• What this task involves: From the listing that follows, output everything exactly except the pictures.

━━ Available data

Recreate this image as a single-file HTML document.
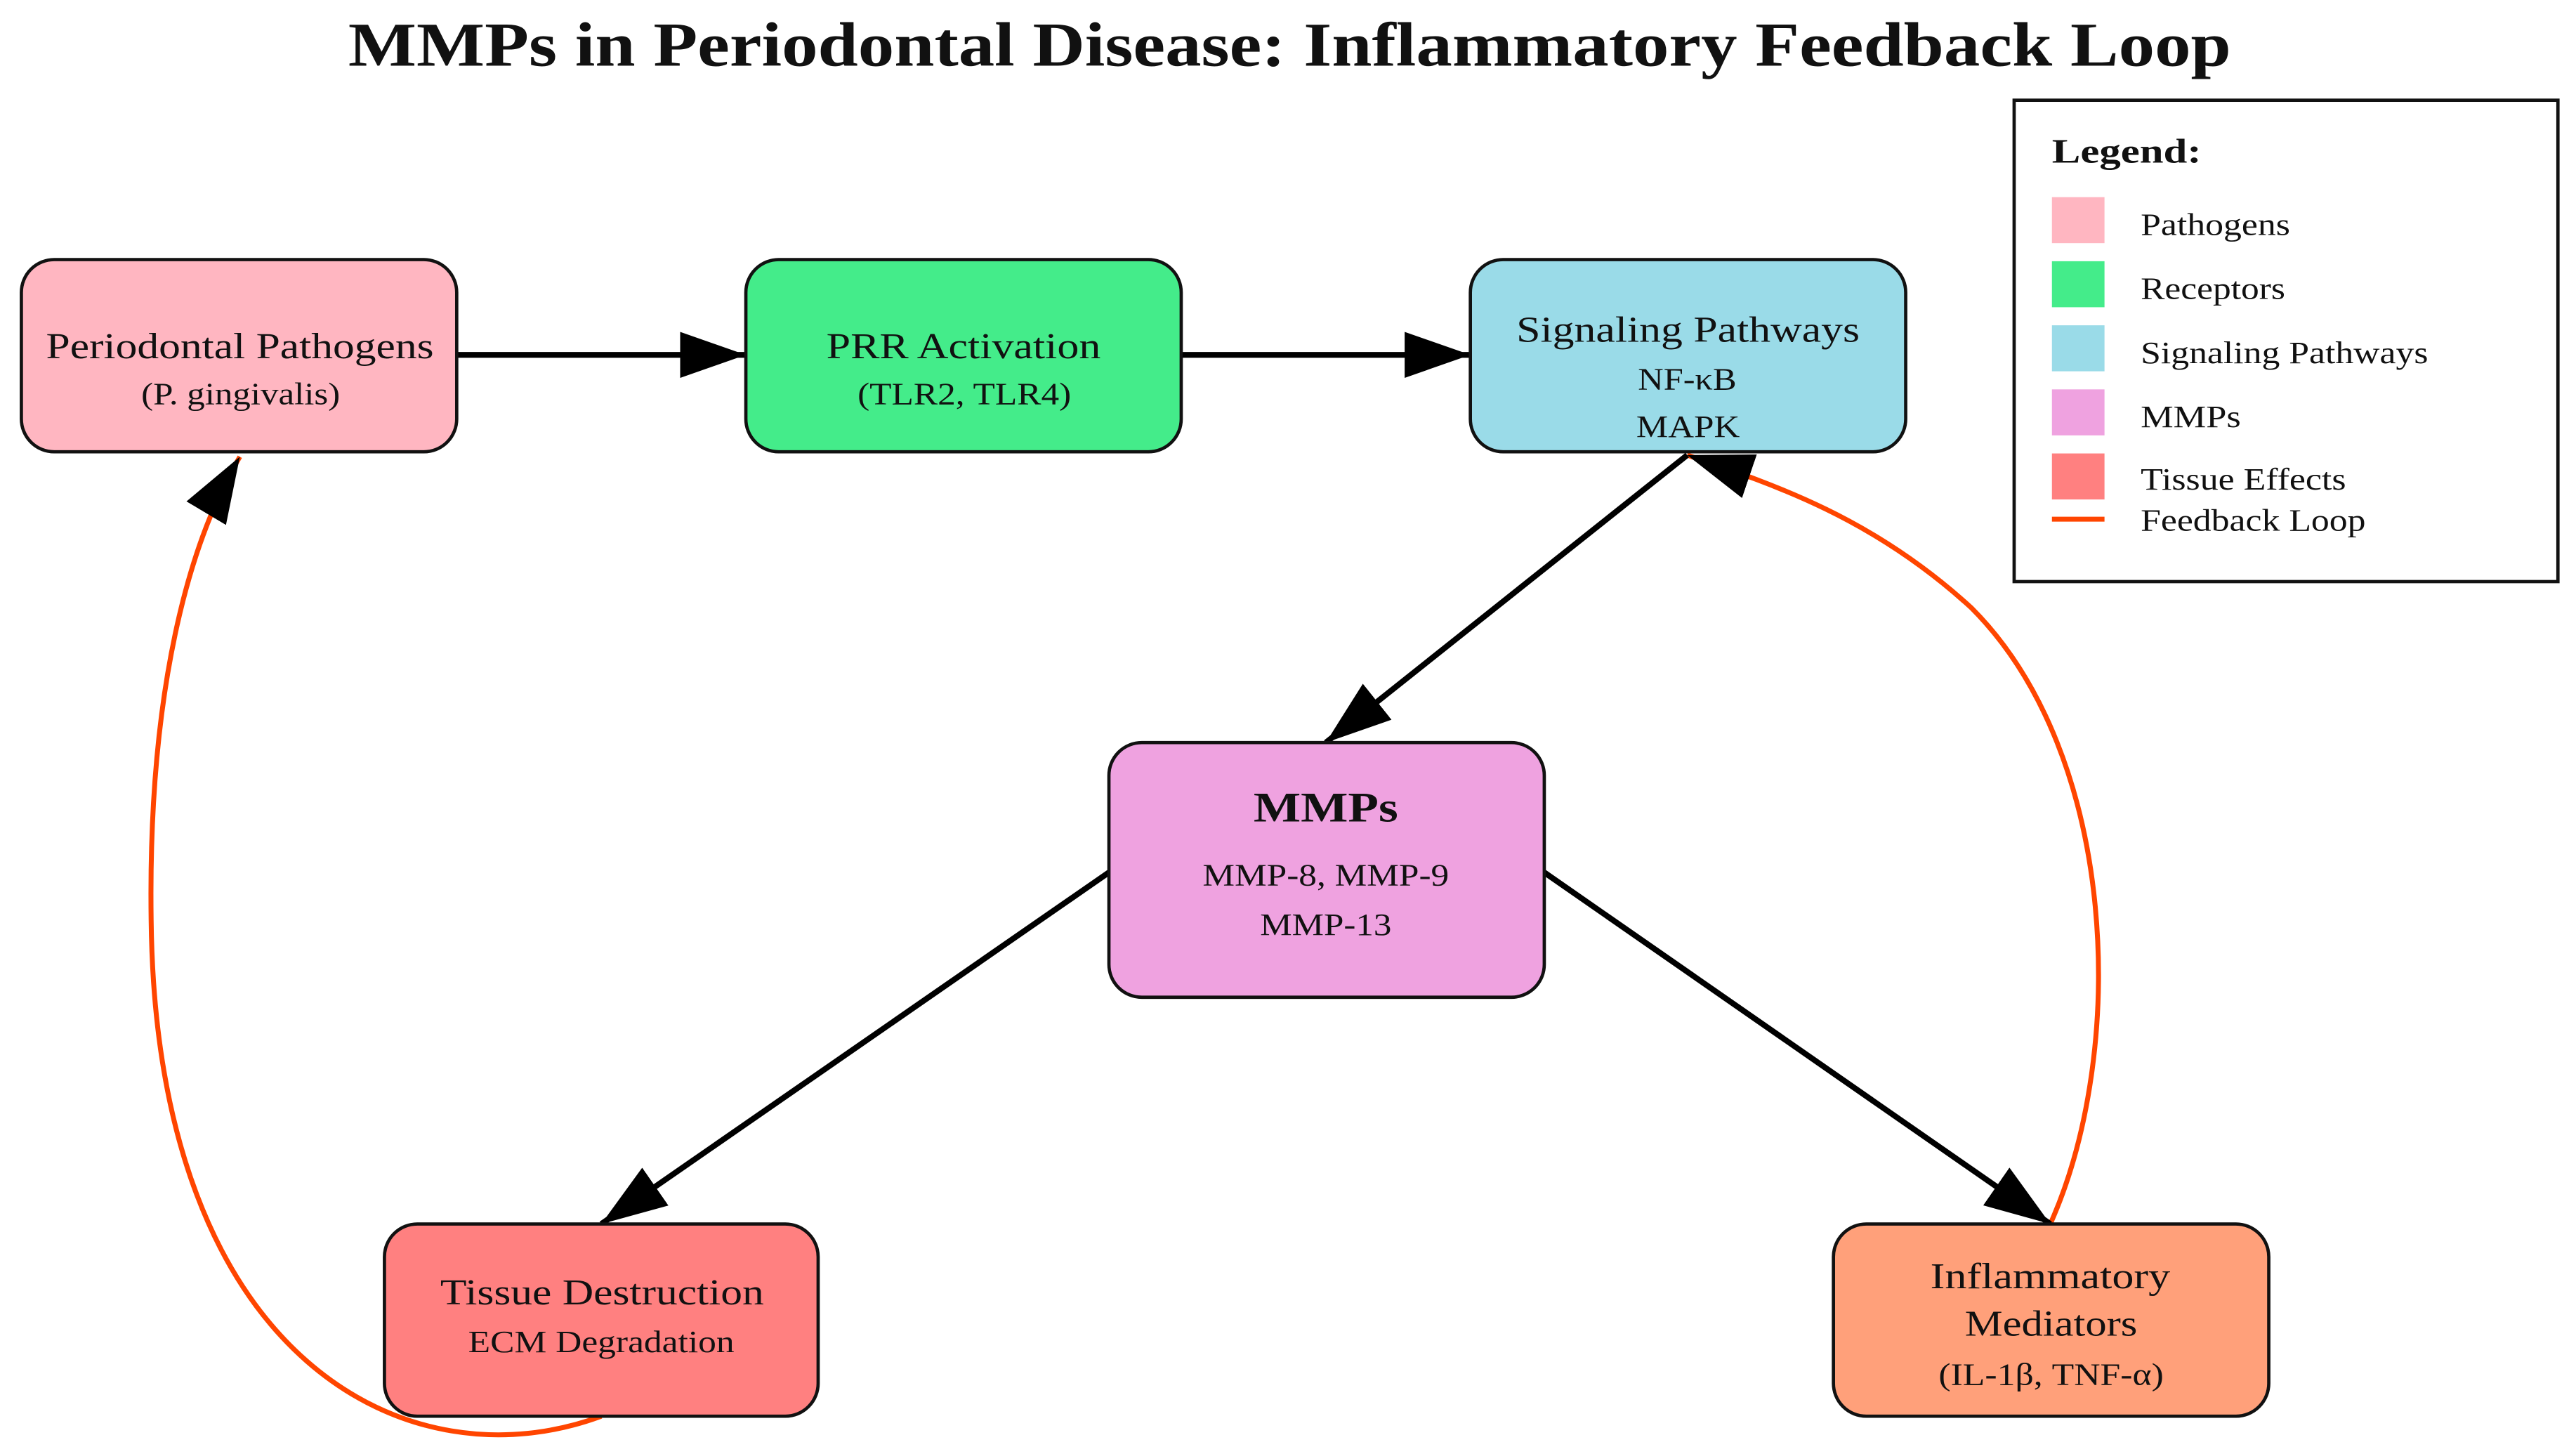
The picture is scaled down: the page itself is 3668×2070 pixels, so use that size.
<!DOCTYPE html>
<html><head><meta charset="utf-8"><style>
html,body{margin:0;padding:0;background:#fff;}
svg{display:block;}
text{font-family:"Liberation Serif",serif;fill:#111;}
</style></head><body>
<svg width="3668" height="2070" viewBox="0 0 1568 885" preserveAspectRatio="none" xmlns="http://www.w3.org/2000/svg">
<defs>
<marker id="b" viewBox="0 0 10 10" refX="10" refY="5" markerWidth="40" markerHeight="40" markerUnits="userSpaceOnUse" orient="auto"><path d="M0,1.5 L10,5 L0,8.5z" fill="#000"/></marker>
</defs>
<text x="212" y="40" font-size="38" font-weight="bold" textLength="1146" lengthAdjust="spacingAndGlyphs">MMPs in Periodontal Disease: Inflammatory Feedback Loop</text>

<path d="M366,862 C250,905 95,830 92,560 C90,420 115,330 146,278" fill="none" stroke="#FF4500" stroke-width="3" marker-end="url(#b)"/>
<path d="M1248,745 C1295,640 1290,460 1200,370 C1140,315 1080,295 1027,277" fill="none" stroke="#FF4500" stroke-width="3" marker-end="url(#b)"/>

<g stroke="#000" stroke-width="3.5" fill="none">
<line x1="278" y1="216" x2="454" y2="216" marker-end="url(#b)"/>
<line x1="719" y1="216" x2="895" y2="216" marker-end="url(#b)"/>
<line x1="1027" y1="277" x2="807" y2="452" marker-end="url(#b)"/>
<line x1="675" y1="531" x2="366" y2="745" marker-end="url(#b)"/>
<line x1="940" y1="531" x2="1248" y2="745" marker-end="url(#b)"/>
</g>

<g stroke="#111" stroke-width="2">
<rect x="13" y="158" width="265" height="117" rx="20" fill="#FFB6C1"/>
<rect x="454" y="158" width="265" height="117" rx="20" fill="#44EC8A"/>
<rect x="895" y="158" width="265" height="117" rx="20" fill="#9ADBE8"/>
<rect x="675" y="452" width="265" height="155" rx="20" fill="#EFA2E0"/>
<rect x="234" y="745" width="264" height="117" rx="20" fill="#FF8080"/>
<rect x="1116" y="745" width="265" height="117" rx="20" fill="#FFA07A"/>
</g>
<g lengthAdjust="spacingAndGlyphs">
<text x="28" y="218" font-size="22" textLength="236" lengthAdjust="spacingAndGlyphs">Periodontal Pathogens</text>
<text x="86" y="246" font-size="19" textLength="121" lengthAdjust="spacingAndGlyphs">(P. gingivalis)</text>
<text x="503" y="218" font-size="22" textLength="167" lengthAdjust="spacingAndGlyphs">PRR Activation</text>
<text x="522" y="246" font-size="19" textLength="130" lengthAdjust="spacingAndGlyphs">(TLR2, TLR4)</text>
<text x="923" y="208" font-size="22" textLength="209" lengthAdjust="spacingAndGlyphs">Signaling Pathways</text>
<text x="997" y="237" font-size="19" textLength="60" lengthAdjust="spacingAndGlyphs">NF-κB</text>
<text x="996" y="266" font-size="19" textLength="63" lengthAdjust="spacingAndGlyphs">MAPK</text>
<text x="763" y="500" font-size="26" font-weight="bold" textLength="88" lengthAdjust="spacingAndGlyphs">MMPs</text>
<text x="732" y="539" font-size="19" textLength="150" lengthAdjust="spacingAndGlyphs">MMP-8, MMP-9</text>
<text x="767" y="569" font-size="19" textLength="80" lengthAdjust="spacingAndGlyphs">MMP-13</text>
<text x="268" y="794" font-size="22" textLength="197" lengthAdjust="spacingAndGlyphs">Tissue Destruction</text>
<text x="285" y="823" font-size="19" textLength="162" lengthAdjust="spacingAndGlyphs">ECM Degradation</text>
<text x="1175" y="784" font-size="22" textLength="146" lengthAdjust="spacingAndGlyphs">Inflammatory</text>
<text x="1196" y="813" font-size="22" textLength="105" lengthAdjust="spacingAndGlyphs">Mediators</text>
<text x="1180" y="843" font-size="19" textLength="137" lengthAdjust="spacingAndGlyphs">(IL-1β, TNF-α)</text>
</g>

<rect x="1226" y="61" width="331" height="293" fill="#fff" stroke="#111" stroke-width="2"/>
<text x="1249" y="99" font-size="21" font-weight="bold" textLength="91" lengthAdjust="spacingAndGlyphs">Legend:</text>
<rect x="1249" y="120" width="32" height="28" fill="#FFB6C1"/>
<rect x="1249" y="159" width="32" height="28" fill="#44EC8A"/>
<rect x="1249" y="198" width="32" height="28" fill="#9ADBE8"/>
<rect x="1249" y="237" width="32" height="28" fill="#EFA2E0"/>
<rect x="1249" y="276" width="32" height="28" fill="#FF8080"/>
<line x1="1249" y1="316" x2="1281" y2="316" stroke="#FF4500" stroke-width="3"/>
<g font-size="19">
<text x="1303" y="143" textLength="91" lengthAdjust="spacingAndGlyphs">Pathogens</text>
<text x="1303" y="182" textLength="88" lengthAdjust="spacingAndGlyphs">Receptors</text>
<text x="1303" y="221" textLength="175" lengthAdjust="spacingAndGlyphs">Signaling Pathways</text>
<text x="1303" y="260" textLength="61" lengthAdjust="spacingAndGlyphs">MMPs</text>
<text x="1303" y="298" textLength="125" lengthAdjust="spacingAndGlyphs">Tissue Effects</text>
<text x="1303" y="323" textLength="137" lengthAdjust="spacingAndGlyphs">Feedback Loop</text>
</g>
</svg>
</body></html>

━━━━

• Worked answer:
Recreate this image as a single-file HTML document.
The picture is scaled down: the page itself is 3668×2070 pixels, so use that size.
<!DOCTYPE html>
<html><head><meta charset="utf-8"><style>
html,body{margin:0;padding:0;background:#fff;}
svg{display:block;}
text{font-family:"Liberation Serif",serif;fill:#111;}
</style></head><body>
<svg width="3668" height="2070" viewBox="0 0 1568 885" preserveAspectRatio="none" xmlns="http://www.w3.org/2000/svg">
<defs>
<marker id="b" viewBox="0 0 10 10" refX="10" refY="5" markerWidth="40" markerHeight="40" markerUnits="userSpaceOnUse" orient="auto"><path d="M0,1.5 L10,5 L0,8.5z" fill="#000"/></marker>
</defs>
<text x="212" y="40" font-size="38" font-weight="bold" textLength="1146" lengthAdjust="spacingAndGlyphs">MMPs in Periodontal Disease: Inflammatory Feedback Loop</text>

<path d="M366,862 C250,905 95,830 92,560 C90,420 115,330 146,278" fill="none" stroke="#FF4500" stroke-width="3" marker-end="url(#b)"/>
<path d="M1248,745 C1295,640 1290,460 1200,370 C1140,315 1080,295 1027,277" fill="none" stroke="#FF4500" stroke-width="3" marker-end="url(#b)"/>

<g stroke="#000" stroke-width="3.5" fill="none">
<line x1="278" y1="216" x2="454" y2="216" marker-end="url(#b)"/>
<line x1="719" y1="216" x2="895" y2="216" marker-end="url(#b)"/>
<line x1="1027" y1="277" x2="807" y2="452" marker-end="url(#b)"/>
<line x1="675" y1="531" x2="366" y2="745" marker-end="url(#b)"/>
<line x1="940" y1="531" x2="1248" y2="745" marker-end="url(#b)"/>
</g>

<g stroke="#111" stroke-width="2">
<rect x="13" y="158" width="265" height="117" rx="20" fill="#FFB6C1"/>
<rect x="454" y="158" width="265" height="117" rx="20" fill="#44EC8A"/>
<rect x="895" y="158" width="265" height="117" rx="20" fill="#9ADBE8"/>
<rect x="675" y="452" width="265" height="155" rx="20" fill="#EFA2E0"/>
<rect x="234" y="745" width="264" height="117" rx="20" fill="#FF8080"/>
<rect x="1116" y="745" width="265" height="117" rx="20" fill="#FFA07A"/>
</g>
<g lengthAdjust="spacingAndGlyphs">
<text x="28" y="218" font-size="22" textLength="236" lengthAdjust="spacingAndGlyphs">Periodontal Pathogens</text>
<text x="86" y="246" font-size="19" textLength="121" lengthAdjust="spacingAndGlyphs">(P. gingivalis)</text>
<text x="503" y="218" font-size="22" textLength="167" lengthAdjust="spacingAndGlyphs">PRR Activation</text>
<text x="522" y="246" font-size="19" textLength="130" lengthAdjust="spacingAndGlyphs">(TLR2, TLR4)</text>
<text x="923" y="208" font-size="22" textLength="209" lengthAdjust="spacingAndGlyphs">Signaling Pathways</text>
<text x="997" y="237" font-size="19" textLength="60" lengthAdjust="spacingAndGlyphs">NF-κB</text>
<text x="996" y="266" font-size="19" textLength="63" lengthAdjust="spacingAndGlyphs">MAPK</text>
<text x="763" y="500" font-size="26" font-weight="bold" textLength="88" lengthAdjust="spacingAndGlyphs">MMPs</text>
<text x="732" y="539" font-size="19" textLength="150" lengthAdjust="spacingAndGlyphs">MMP-8, MMP-9</text>
<text x="767" y="569" font-size="19" textLength="80" lengthAdjust="spacingAndGlyphs">MMP-13</text>
<text x="268" y="794" font-size="22" textLength="197" lengthAdjust="spacingAndGlyphs">Tissue Destruction</text>
<text x="285" y="823" font-size="19" textLength="162" lengthAdjust="spacingAndGlyphs">ECM Degradation</text>
<text x="1175" y="784" font-size="22" textLength="146" lengthAdjust="spacingAndGlyphs">Inflammatory</text>
<text x="1196" y="813" font-size="22" textLength="105" lengthAdjust="spacingAndGlyphs">Mediators</text>
<text x="1180" y="843" font-size="19" textLength="137" lengthAdjust="spacingAndGlyphs">(IL-1β, TNF-α)</text>
</g>

<rect x="1226" y="61" width="331" height="293" fill="#fff" stroke="#111" stroke-width="2"/>
<text x="1249" y="99" font-size="21" font-weight="bold" textLength="91" lengthAdjust="spacingAndGlyphs">Legend:</text>
<rect x="1249" y="120" width="32" height="28" fill="#FFB6C1"/>
<rect x="1249" y="159" width="32" height="28" fill="#44EC8A"/>
<rect x="1249" y="198" width="32" height="28" fill="#9ADBE8"/>
<rect x="1249" y="237" width="32" height="28" fill="#EFA2E0"/>
<rect x="1249" y="276" width="32" height="28" fill="#FF8080"/>
<line x1="1249" y1="316" x2="1281" y2="316" stroke="#FF4500" stroke-width="3"/>
<g font-size="19">
<text x="1303" y="143" textLength="91" lengthAdjust="spacingAndGlyphs">Pathogens</text>
<text x="1303" y="182" textLength="88" lengthAdjust="spacingAndGlyphs">Receptors</text>
<text x="1303" y="221" textLength="175" lengthAdjust="spacingAndGlyphs">Signaling Pathways</text>
<text x="1303" y="260" textLength="61" lengthAdjust="spacingAndGlyphs">MMPs</text>
<text x="1303" y="298" textLength="125" lengthAdjust="spacingAndGlyphs">Tissue Effects</text>
<text x="1303" y="323" textLength="137" lengthAdjust="spacingAndGlyphs">Feedback Loop</text>
</g>
</svg>
</body></html>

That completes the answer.